Ellis students given green light to make over their Denver school
By Julie Hutchinson, Special to the Rocky
Published April 15, 2008 at 12:05 a.m.
Photo by Chris Schneider / The Rocky
Christopher Acosta, 11, left, with help from Mohamed ElHabrush, measures an area where a garden will be planted at Ellis Elementary School in Denver. Ellis was one of three schools in the United States selected by the Earth Day Network for a "green makeover."
Ask any kid for a wish list and you expect video games or Barbie accessories, right?
Not so for the 565 kids who attend Ellis Elementary School in southeast Denver, whose collective wish list includes a "green" or living roof for the school, water- and air-quality testing kits, solar panels, native Colorado plants, a worm bin and a bike rack.
Really?
Ellis is one of three U.S. schools selected for a "green makeover" as part of an effort by the Washington, D.C.-based Earth Day Network to make school buildings more energy efficient and to teach kids about environmental issues. The other winning schools are in Chicago and New York City.
Earth Day Network spokeswoman Amelia Kissick said Ellis was chosen from a list submitted by Denver Public Schools officials who identified it "as one of the most underfunded and underserved."
In conversations with local environmental groups, "I heard Ellis Elementary listed over and over," Kissick said. "It also has an active community and active staff that really would be supportive of a green school."
Principal Khoa Nguyen says students came up with a wish list for making the school more energy efficient when they learned they had won the makeover, then passed it on to him.
"They tell me what to do," Nguyen says with a deadly serious expression, before he bursts into his characteristic wide grin.
The school, at 1651 S. Dahlia St., sits in the middle of a neighborhood where apartment buildings draw large immigrant communities. When the bell rings every morning, Nguyen and his staff welcome students speaking more than 20 languages, including those from Somalia, Ethiopia, Sudan, Turkey, Russia, Burma, Thailand, Mongolia, Vietnam, Croatia and Ukraine.
More than two-thirds of Ellis students speak English as a second language and 85 percent qualify for a free or reduced-rate school lunch.
Letting his students devise their own wish list fits closely with Nguyen's core philosophy of teaching, which is that life is one long lesson and all things are related. So when kids said they wanted the water from classroom sinks to taste better, they put water-quality testing kits on the list, Nguyen explained.

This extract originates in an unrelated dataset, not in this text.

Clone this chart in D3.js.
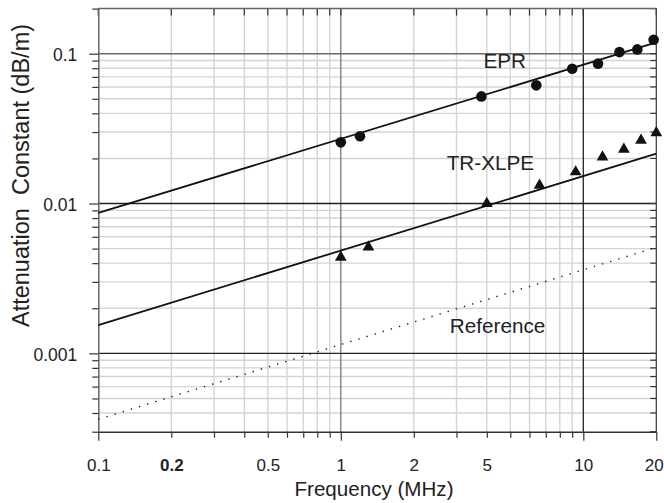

The school has been fitted with energy-saving lighting. In addition, an outdoor classroom will be built and incorporate solar panels connected to a computer where students can monitor electricity generated.
When the school's roof is replaced in the next couple of years, the makeover award will pay to build a "living" roof heavily landscaped with native plants, which will help insulate the building and improve air and water quality.
Other makeover items: birdhouses, bird feeders, a new appliance for the school kitchen, a professional energy audit and a supply of environmentally friendly cleaning products.
Earth Day Network, along with local nonprofits that support Ellis, will underwrite the costs and help teachers develop lessons that incorporate the changes.
And that bike rack on the list.
That's so the 95 Ellis kindergartners will have a place to park the new bikes they will be given later this spring thanks to the generosity of Wish for Wheels, a Denver nonprofit that gives away bikes to 300 kids every year.
Earth Day Fair
* When: 10 a.m. to 2 p.m. Tuesday, April 22
* Where: Greek Amphitheater at Civic Center
* What: The fair will include information on energy and water conservation, recycling, composting, pollution prevention, transit options, renewable energy and natural resources.